My response went a little something (or EXACTLY something) like this.
"YES I WANT A TWINKIE! OMG!" Followed by a mad dash across the street.
Funny thing happened on my way to said twinkie. My feet slipped from under my body and I went flying in the air (with a dress on, in front of God's People) and landed on my ass with my dress over my head. (OMG. PASTOR SAW MY PANTIES.)
Lucky for everyone, there is no photographic evidence of THAT.
Let's fast forward to this week.
I recently took a little side job one night a week to make a little extra money. (I would leave it at that, but, I realize that some of you might think "HOOKER!" and so, I guess I'll tell you that I got a gig cleaning a very small office on Friday nights.) These were my exact words to my husband the night of my first "Payment".
"I am going to put this money away, as if I never had it, and in a few months, I'll have enough to buy a new camera. Or! Maybe a new computer! Or! Maybe we can go on vacation next summer!"
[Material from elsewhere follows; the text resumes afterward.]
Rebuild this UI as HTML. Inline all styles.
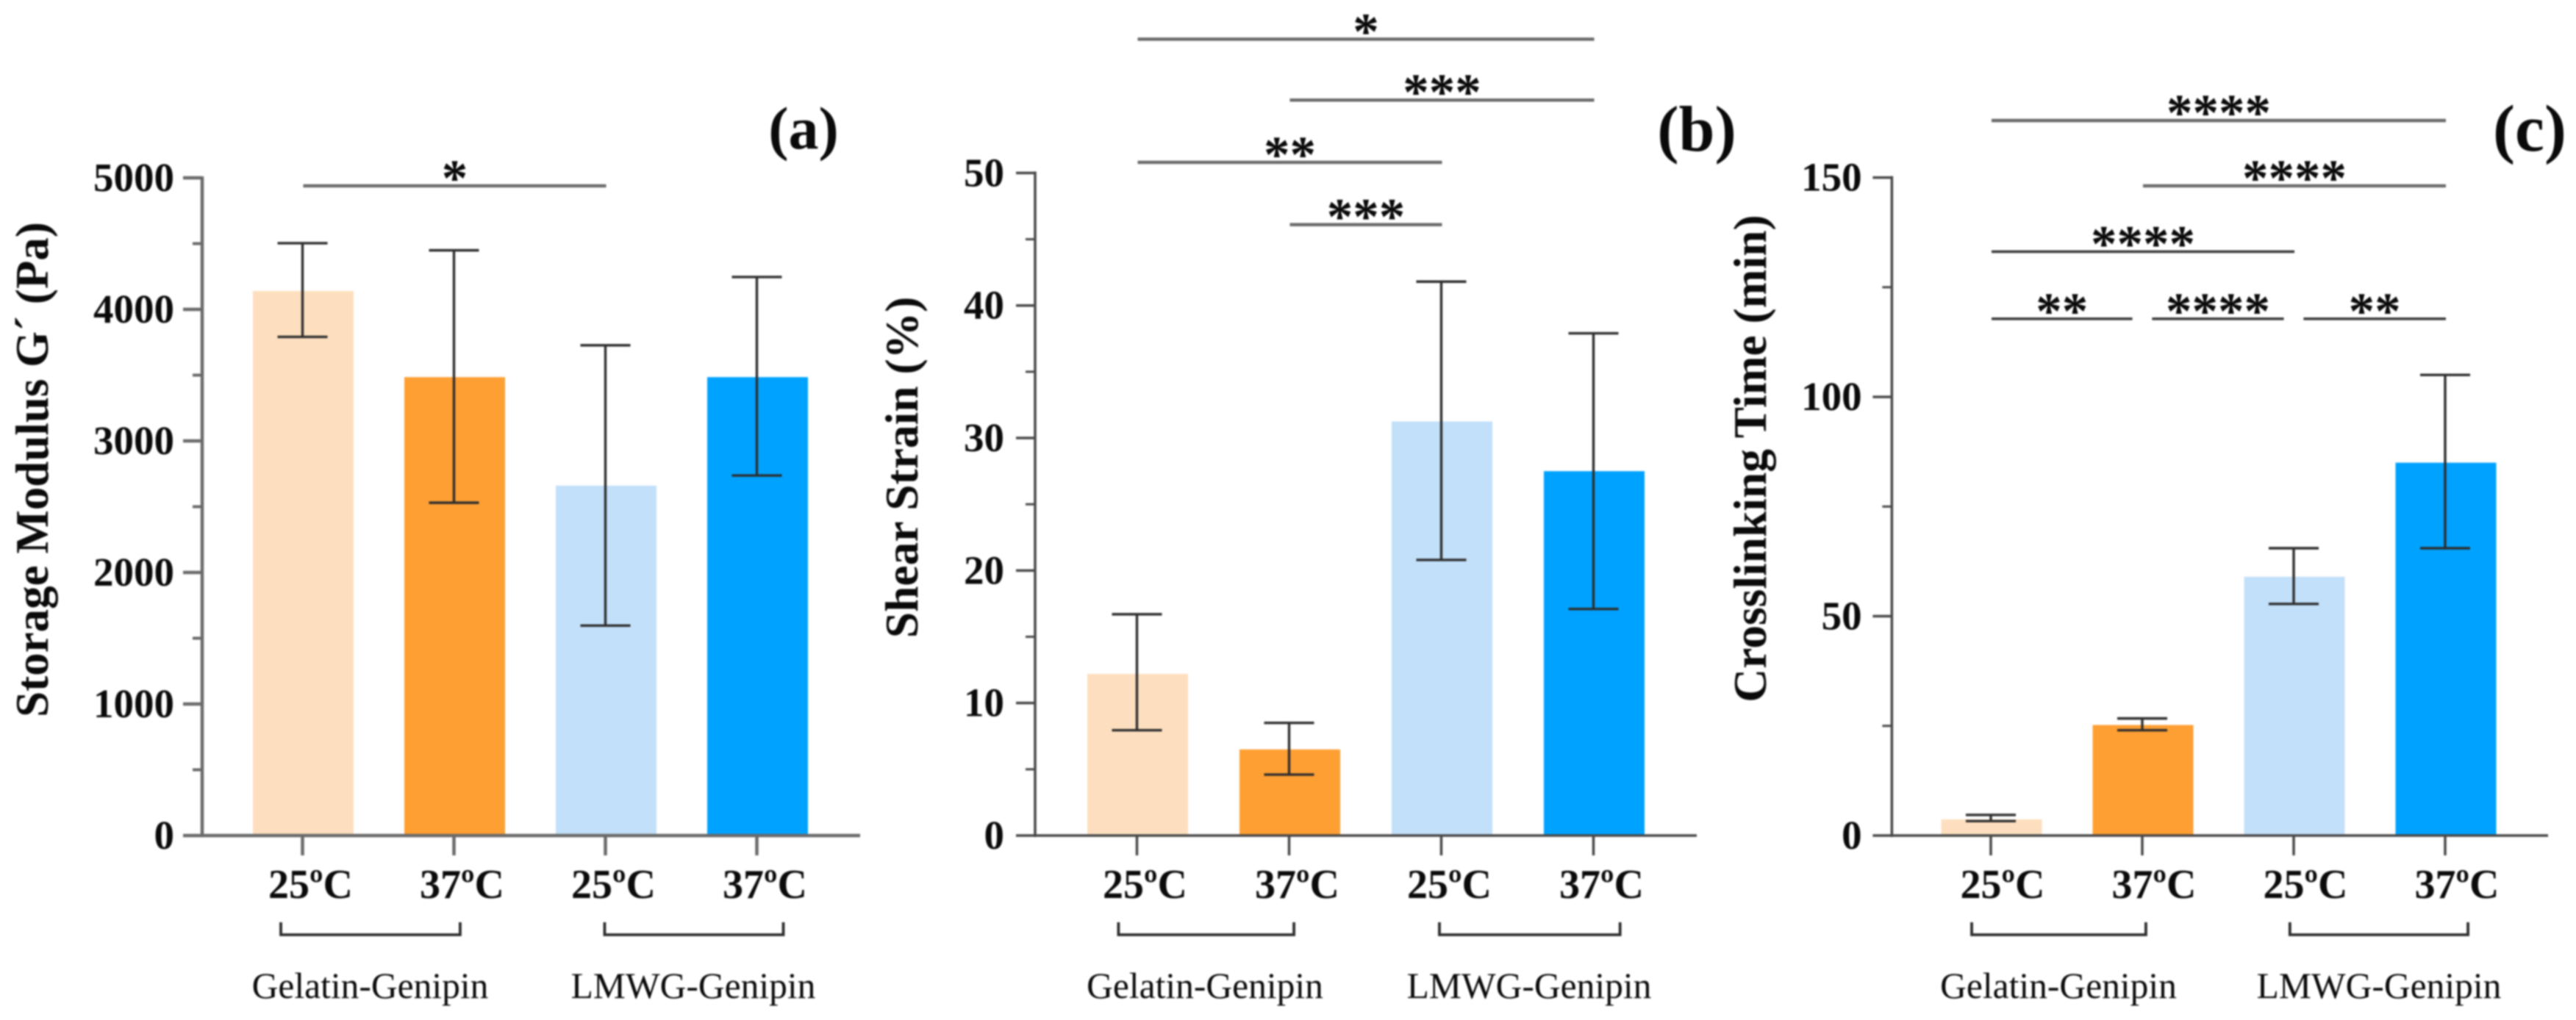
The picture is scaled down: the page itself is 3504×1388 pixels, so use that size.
<!DOCTYPE html>
<html lang="en">
<head>
<meta charset="utf-8">
<title>Storage modulus, shear strain and crosslinking time</title>
<style>
  html, body { margin: 0; padding: 0; background: #fff; }
  body { width: 3504px; height: 1388px; overflow: hidden; }
  #figure { display: block; filter: blur(1.1px); }
  text { font-family: "Liberation Serif", serif; fill: #0a0a0a; }
</style>
</head>
<body>
<svg id="figure" xmlns="http://www.w3.org/2000/svg" width="3504" height="1388" viewBox="0 0 3504 1388"></svg>
<script>
/* ---------- Shared categories ---------- */
const categories = ['25ºC', '37ºC', '25ºC', '37ºC'];
const barColors = ['#fddfbf', '#fe9f33', '#c2e0fa', '#00a2ff'];
const groupLabels = ['Gelatin-Genipin', 'LMWG-Genipin'];

/* ---------- Panel (a) data ---------- */
const aValues = [4140, 3485, 2660, 3485];
const aErrHigh = [4503, 4449, 3727, 4246];
const aErrLow = [3791, 2530, 1596, 2737];
const aTicks = [0, 1000, 2000, 3000, 4000, 5000];
const aMinorTicks = [500, 1500, 2500, 3500, 4500];
const aSigFrom = [0];
const aSigTo = [2];
const aSigLevel = [4939];
const aSigLabels = ['*'];

/* ---------- Panel (b) data ---------- */
const bValues = [12.2, 6.5, 31.25, 27.5];
const bErrHigh = [16.7, 8.5, 41.8, 37.9];
const bErrLow = [7.95, 4.6, 20.8, 17.1];
const bTicks = [0, 10, 20, 30, 40, 50];
const bMinorTicks = [5, 15, 25, 35, 45];
const bSigFrom = [0, 1, 0, 1];
const bSigTo = [3, 3, 2, 2];
const bSigLevel = [60.1, 55.5, 50.8, 46.1];
const bSigLabels = ['*', '***', '**', '***'];

/* ---------- Panel (c) data ---------- */
const cValues = [3.7, 25.2, 59, 85];
const cErrHigh = [4.7, 26.7, 65.5, 105];
const cErrLow = [3.3, 24, 52.8, 65.5];
const cTicks = [0, 50, 100, 150];
const cMinorTicks = [25, 75, 125];
const cSigFrom = [0, 1, 0, 0, 1.06, 2.06];
const cSigTo = [3, 3, 2, 0.93, 1.93, 3];
const cSigLevel = [163, 148.1, 133.1, 117.8, 117.8, 117.8];
const cSigLabels = ['****', '****', '****', '**', '****', '**'];

/* ---------- Panel layouts (geometry, not data) ---------- */
const panels = [
  { id: 'a', title: 'Storage Modulus G´ (Pa)', titleSize: 63, tag: '(a)', tagSize: 82, tagX: 1093, tagY: 202,
    titleX: 65, titleY: 639, axisX: 275, axisEnd: 1170, x0: 412.5, step: 206, top: 242, max: 5000,
    labelRight: 237, axisColor: '#6a6a6a', axisWidth: 4.5, labelShift: 10, darkSigFrom: 9,
    groupFrom: [-0.148, 1.99], groupTo: [1.036, 3.17], groupCenter: [503.5, 943],
    values: aValues, high: aErrHigh, low: aErrLow, ticks: aTicks, minor: aMinorTicks,
    sigFrom: aSigFrom, sigTo: aSigTo, sigLevel: aSigLevel, sigLabels: aSigLabels },
  { id: 'b', title: 'Shear Strain (%)', titleSize: 63.5, tag: '(b)', tagSize: 88, tagX: 2308, tagY: 205,
    titleX: 1248, titleY: 636, axisX: 1408, axisEnd: 2308, x0: 1547.5, step: 207, top: 235.4, max: 50,
    labelRight: 1366, axisColor: '#484848', axisWidth: 3.5, labelShift: 10, darkSigFrom: 9,
    groupFrom: [-0.126, 1.983], groupTo: [1.027, 3.17], groupCenter: [1639, 2080],
    values: bValues, high: bErrHigh, low: bErrLow, ticks: bTicks, minor: bMinorTicks,
    sigFrom: bSigFrom, sigTo: bSigTo, sigLevel: bSigLevel, sigLabels: bSigLabels },
  { id: 'c', title: 'Crosslinking Time (min)', titleSize: 63.5, tag: '(c)', tagSize: 90, tagX: 3441, tagY: 205,
    titleX: 2402, titleY: 624, axisX: 2573.4, axisEnd: 3466, x0: 2709, step: 206, top: 241.6, max: 150,
    labelRight: 2532.6, axisColor: '#484848', axisWidth: 3.5, labelShift: 15, darkSigFrom: 2,
    groupFrom: [-0.131, 1.97], groupTo: [1.019, 3.146], groupCenter: [2800, 3236],
    values: cValues, high: cErrHigh, low: cErrLow, ticks: cTicks, minor: cMinorTicks,
    sigFrom: cSigFrom, sigTo: cSigTo, sigLevel: cSigLevel, sigLabels: cSigLabels }
];

const BASE_Y = 1137;
const BAR_WIDTH = 137;
const CAP_HALF = 34;
const svg = document.getElementById('figure');
const NS = 'http://www.w3.org/2000/svg';

function make(parent, tag, props, content) {
  const el = document.createElementNS(NS, tag);
  for (const k in props) el.setAttribute(k, props[k]);
  if (content !== undefined) el.textContent = content;
  parent.appendChild(el);
  return el;
}

panels.forEach(function (p) {
  const x = function (i) { return p.x0 + i * p.step; };
  const y = function (v) { return BASE_Y - (v / p.max) * (BASE_Y - p.top); };

  const g = make(svg, 'g', {});
  
  

  /* bars */
  p.values.forEach(function (v, i) {
    const bar = make(g, 'rect', { x: x(i) - BAR_WIDTH / 2, y: y(v), width: BAR_WIDTH, height: BASE_Y - y(v), fill: barColors[i] });
    
    
  });

  /* axes */
  const yAxis = make(g, 'line', { x1: p.axisX, x2: p.axisX, y1: p.top - 2, y2: BASE_Y + 2, stroke: p.axisColor, 'stroke-width': p.axisWidth });
  
  
  const xAxis = make(g, 'line', { x1: p.axisX - 2, x2: p.axisEnd, y1: BASE_Y, y2: BASE_Y, stroke: p.axisColor, 'stroke-width': p.axisWidth });
  
  

  /* y ticks */
  p.ticks.forEach(function (t) {
    const tick = make(g, 'line', { x1: p.axisX - 26, x2: p.axisX, y1: y(t), y2: y(t), stroke: p.axisColor, 'stroke-width': p.axisWidth });
    
    
    const label = make(g, 'text', { x: p.labelRight, y: y(t) + 18, 'text-anchor': 'end', 'font-size': 55, 'font-weight': 'bold' }, String(t));
    
    
  });
  p.minor.forEach(function (t) {
    const tick = make(g, 'line', { x1: p.axisX - 13, x2: p.axisX, y1: y(t), y2: y(t), stroke: p.axisColor, 'stroke-width': p.axisWidth - 0.5 });
    
    
  });

  /* x ticks and labels */
  categories.forEach(function (c, i) {
    const tick = make(g, 'line', { x1: x(i) - 1, x2: x(i) - 1, y1: BASE_Y, y2: BASE_Y + 27, stroke: p.axisColor, 'stroke-width': p.axisWidth });
    
    
    const label = make(g, 'text', { x: x(i) + p.labelShift, y: 1222, 'text-anchor': 'middle', 'font-size': 56, 'font-weight': 'bold' }, c);
    
    
  });

  /* error bars */
  p.values.forEach(function (v, i) {
    const cx = x(i) - 1;
    const err = make(g, 'path', {
      d: 'M' + (cx - CAP_HALF) + ' ' + y(p.high[i]) + 'H' + (cx + CAP_HALF) +
         'M' + cx + ' ' + y(p.high[i]) + 'V' + y(p.low[i]) +
         'M' + (cx - CAP_HALF) + ' ' + y(p.low[i]) + 'H' + (cx + CAP_HALF),
      fill: 'none', stroke: '#2e2e2e', 'stroke-width': 3.4 });
    
    
  });

  /* significance bars */
  p.sigLevel.forEach(function (level, i) {
    const x1 = x(p.sigFrom[i]);
    const x2 = x(p.sigTo[i]);
    const dark = i >= p.darkSigFrom;
    const line = make(g, 'line', { x1: x1, x2: x2, y1: y(level), y2: y(level), stroke: dark ? '#3c3c3c' : '#6a6a6a', 'stroke-width': dark ? 3.6 : 4.4 });
    
    
    const star = make(g, 'text', { x: (x1 + x2) / 2, y: y(level) + 13, 'text-anchor': 'middle', 'font-size': 71, 'font-weight': 'bold' }, p.sigLabels[i]);
    
    
  });

  /* group brackets and labels */
  groupLabels.forEach(function (name, i) {
    const x1 = x(p.groupFrom[i]);
    const x2 = x(p.groupTo[i]);
    const bracket = make(g, 'path', { d: 'M' + x1 + ' 1255V1272H' + x2 + 'V1255', fill: 'none', stroke: '#2e2e2e', 'stroke-width': 3.8 });
    
    
    const label = make(g, 'text', { x: p.groupCenter[i], y: 1358, 'text-anchor': 'middle', 'font-size': 49.5 }, name);
    
    
  });

  /* titles */
  const yTitle = make(g, 'text', { x: p.titleX, y: p.titleY, 'text-anchor': 'middle', 'font-size': p.titleSize, 'font-weight': 'bold',
    transform: 'rotate(-90 ' + p.titleX + ' ' + p.titleY + ')' }, p.title);
  
  
  const tag = make(g, 'text', { x: p.tagX, y: p.tagY, 'text-anchor': 'middle', 'font-size': p.tagSize, 'font-weight': 'bold' }, p.tag);
  
  
});
</script>
</body>
</html>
I meant that with all of my heart. THAT TWENTY DOLLAH WAS NOT TO BE MESSED WITH.
No. Seriously.
The FIRST FREAKING DAY I ventured out into The World with my Twenty in my wallet, I was all "FRENCH FRIES AND SODAS FOR EVERYBODY! ON ME! RANCH DRESSING IS EXTRA? NO PROBLEM!"
That $20 is now 4 one dollar bills.
In some ways, I love my impulsive, carefree nature. I love I can go to a party with complete strangers and within 30 minutes be on the floor doing The Worm whilst strangers whip out the camcorder and cheer me on (And trust me, no cheering on is actually necessary.) I love that I can go hang out in my friends garage, see a roll of carpet and think "HA! HA! I can hump this here roll of carpet and hilarity will ensue!"
And oh MAN, did hilarity ever ensue.
But I do not love that I can not save money or that I tend to over eat, or that once in a while, I get a LITTLE carried away with The Wine and wake up with a bruised ass.
As I was in the middle of writing this, my sister called. Somehow, the subject of me "easily losing control" came up and I was all "HA! I'm writing about that right now" and she was all "Don't forget to tell them about the beanie babies!"
See. She knows. And many times, she's had to bring me back to reality with a very firm "OH MY GOD, CALM DOWN!!"
Judging by the way I handled myself and My First Earned Twenty, I think it's safe to say that um, I won't be getting a camera, nor a computer, nor a vacation anytime soon.







that is funny about the beanie babies. I, for one, collect pictures of myself with cops. I have cop pictures from several States and a couple different countries. I have only ever had one cop refuse to take a picture with me - and I think he was moonlighting as security at a peeler bar and he didn't want any "evidence" of him being there in uniform.